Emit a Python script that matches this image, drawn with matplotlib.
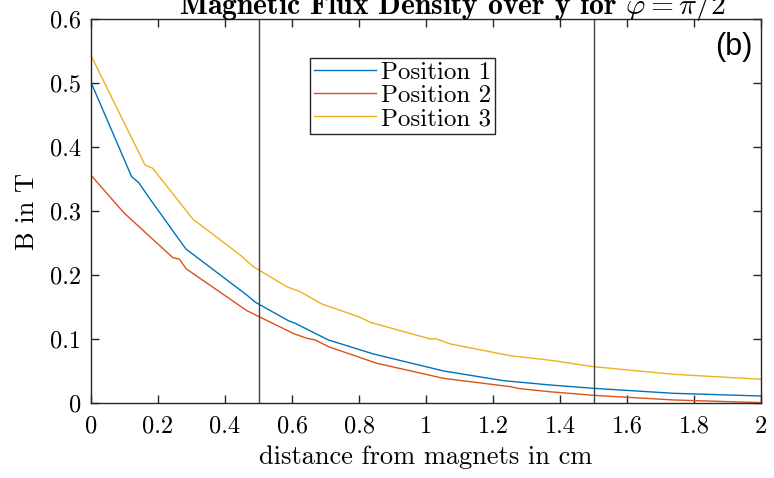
import numpy as np
from matplotlib import pyplot as plt

# values
pos1_x = [0, 0.121, 0.143, 0.176, 0.283, 0.465, 0.490, 0.589, 0.609, 0.708,
          0.843, 1.052, 1.231, 1.37, 1.499, 1.738, 2.0]
pos1_B = [0.501, 0.354, 0.344, 0.319, 0.241, 0.169, 0.158, 0.129, 0.125, 0.099,
          0.077, 0.0505, 0.0353, 0.0286, 0.0234, 0.0156, 0.0114]

pos2_x = [0, 0.082, 0.101, 0.176, 0.244, 0.264, 0.284, 0.465, 0.495, 0.604,
          0.644, 0.669, 0.708, 0.853, 1.052, 1.251, 1.281, 1.37, 1.499, 1.738, 2.0]
pos2_B = [0.356, 0.307, 0.296, 0.260, 0.2275, 0.225, 0.210, 0.1447, 0.137, 0.109,
          0.1015, 0.099, 0.0885, 0.0625, 0.039, 0.026, 0.0228, 0.018, 0.0125, 0.0052, 0.001]

pos3_x = [0, 0.161, 0.184, 0.304, 0.445, 0.484, 0.584, 0.624, 0.689, 0.803,
          0.833, 1.012, 1.032, 1.072, 1.251, 1.38, 1.40, 1.499, 1.738, 2.0]
pos3_B = [0.543, 0.372, 0.367, 0.2875, 0.2317, 0.2135, 0.182, 0.1744, 0.155, 0.1344,
          0.1265, 0.1005, 0.1005, 0.0927, 0.0744, 0.0666, 0.065, 0.0572, 0.0453, 0.0375]

marks = [0.5, 1.5]
labels = ["Position 1", "Position 2", "Position 3"]
colors = ["#0072BD", "#D95319", "#EDB120"]

plt.rcParams['font.family'] = 'cmr10'
plt.rcParams['mathtext.fontset'] = 'cm'
plt.rcParams['axes.formatter.use_mathtext'] = True

fs = 17.5
fig = plt.figure(figsize=(7.74, 4.78), dpi=100)
ax = fig.add_axes([0.1176, 0.1563, 0.8656, 0.8040])

ax.plot(pos1_x, pos1_B, color=colors[0], lw=1.0, label=labels[0])
ax.plot(pos2_x, pos2_B, color=colors[1], lw=1.0, label=labels[1])
ax.plot(pos3_x, pos3_B, color=colors[2], lw=1.0, label=labels[2])
for m in marks:
    ax.axvline(m, color='#404040', lw=1.0)

ax.set_xlim(0, 2)
ax.set_ylim(0, 0.6)
ax.set_xticks(np.arange(0, 2.01, 0.2))
ax.set_xticklabels(['0', '0.2', '0.4', '0.6', '0.8', '1', '1.2', '1.4', '1.6', '1.8', '2'])
ax.set_yticks(np.arange(0, 0.61, 0.1))
ax.set_yticklabels(['0', '0.1', '0.2', '0.3', '0.4', '0.5', '0.6'])
ax.tick_params(direction='in', top=True, right=True, length=6, width=1.0,
               color='#262626', labelsize=fs)
ax.tick_params(axis='x', pad=9)
ax.tick_params(axis='y', pad=7)
for s in ax.spines.values():
    s.set_color('#262626')
    s.set_linewidth(1.0)

ax.set_xlabel("distance from magnets in cm", fontsize=19, labelpad=5)
ax.set_ylabel("B in T", fontsize=19, labelpad=8)

ax.text(0.539, 1.013, r"Magnetic Flux Density over y for $\varphi = \pi/2$",
        transform=ax.transAxes, ha='center', va='baseline', fontsize=21.3,
        family='cmb10')
ax.text(0.987, 0.966, "(b)", transform=ax.transAxes, ha='right', va='top',
        fontsize=22, family='Liberation Sans')

leg = ax.legend(loc='upper left', bbox_to_anchor=(0.327, 0.899), fontsize=18,
                fancybox=False, framealpha=1, edgecolor='#262626',
                handlelength=2.5, handletextpad=0.2, labelspacing=0.02,
                borderpad=0.15, borderaxespad=0)
leg.get_frame().set_linewidth(1.0)

fig.savefig("out.png", dpi=100)
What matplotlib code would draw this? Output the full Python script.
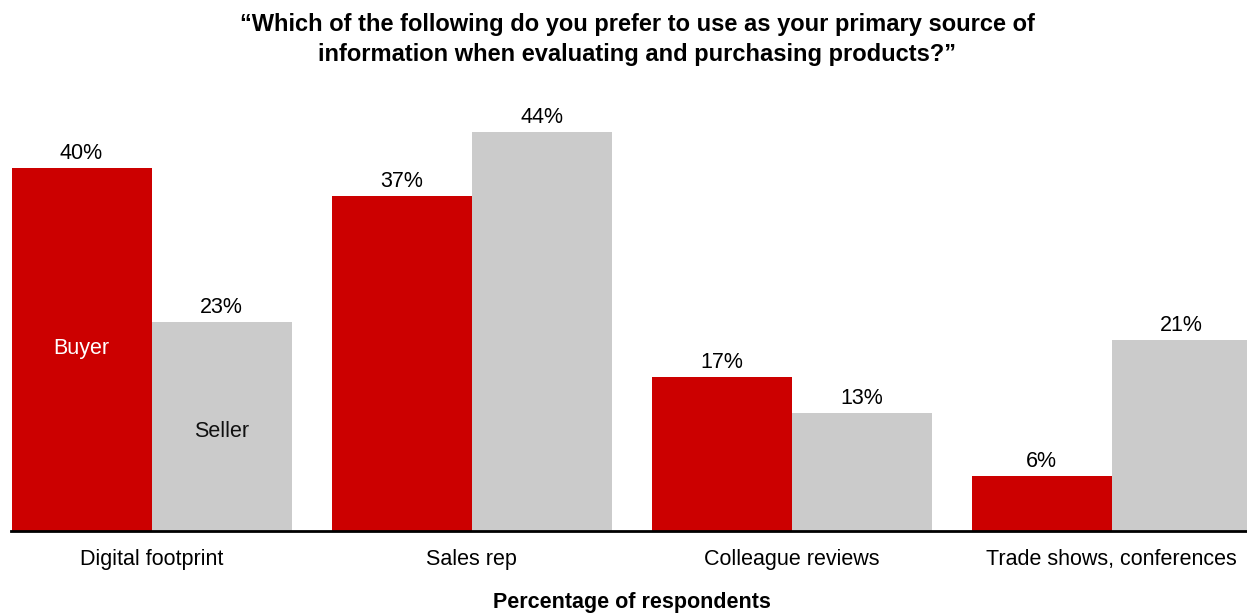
import numpy as np
import matplotlib
matplotlib.use('Agg')
import matplotlib.pyplot as plt

categories = ['Digital footprint', 'Sales rep', 'Colleague reviews', 'Trade shows, conferences']
buyer = [40, 37, 17, 6]
seller = [23, 44, 13, 21]

red = '#CC0000'
grey = '#CBCBCB'

plt.rcParams['font.family'] = ['Liberation Sans', 'DejaVu Sans']

W, H = 1247, 615
fig = plt.figure(figsize=(W / 100, H / 100), dpi=100)

# axes placed in pixel terms
base_px = 530.5
top_px = 530.5 - 9.05 * 50
ax = fig.add_axes([11 / W, (H - base_px) / H, 1236 / W, (base_px - top_px) / H])

x = np.arange(len(categories))
bw = 140 / 320
ax.bar(x - bw / 2, buyer, bw, color=red, linewidth=0)
ax.bar(x + bw / 2, seller, bw, color=grey, linewidth=0)

ax.set_xlim(-140.5 / 320, 3 + 135.5 / 320)
ax.set_ylim(0, 50)

fs = 15.5
for i in range(len(categories)):
    ax.text(x[i] - bw / 2, buyer[i] + 0.45, f'{buyer[i]}%', ha='center', va='bottom', fontsize=fs)
    ax.text(x[i] + bw / 2, seller[i] + 0.45, f'{seller[i]}%', ha='center', va='bottom', fontsize=fs)

ax.text(x[0] - bw / 2, 20.1, 'Buyer', color='white', ha='center', va='center', fontsize=fs)
ax.text(x[0] + bw / 2, 10.9, 'Seller', color='#111111', ha='center', va='center', fontsize=fs)

for s in ['top', 'right', 'left']:
    ax.spines[s].set_visible(False)
ax.spines['bottom'].set_linewidth(2)
ax.spines['bottom'].set_color('black')
ax.set_yticks([])
ax.set_xticks(x)
ax.set_xticklabels(categories, fontsize=fs)
ax.tick_params(axis='x', length=0, pad=13)

fig.text(632 / W, (H - 602.5) / H, 'Percentage of respondents', ha='center', va='center',
         fontsize=fs, fontweight='bold')

fig.text(637 / W, (H - 39.5) / H,
         '\u201cWhich of the following do you prefer to use as your primary source of\n'
         'information when evaluating and purchasing products?\u201d',
         ha='center', va='center', fontsize=17, fontweight='bold', linespacing=1.4)

fig.savefig('out.png', dpi=100)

========

» What you have to do
Retype only the lines above from the one with "What matplotlib code" through the one with "fig = plt.figure(figsize=(W", exactly and with both ends. Images stay out.

» The response
What matplotlib code would draw this? Output the full Python script.
import numpy as np
import matplotlib
matplotlib.use('Agg')
import matplotlib.pyplot as plt

categories = ['Digital footprint', 'Sales rep', 'Colleague reviews', 'Trade shows, conferences']
buyer = [40, 37, 17, 6]
seller = [23, 44, 13, 21]

red = '#CC0000'
grey = '#CBCBCB'

plt.rcParams['font.family'] = ['Liberation Sans', 'DejaVu Sans']

W, H = 1247, 615
fig = plt.figure(figsize=(W / 100, H / 100), dpi=100)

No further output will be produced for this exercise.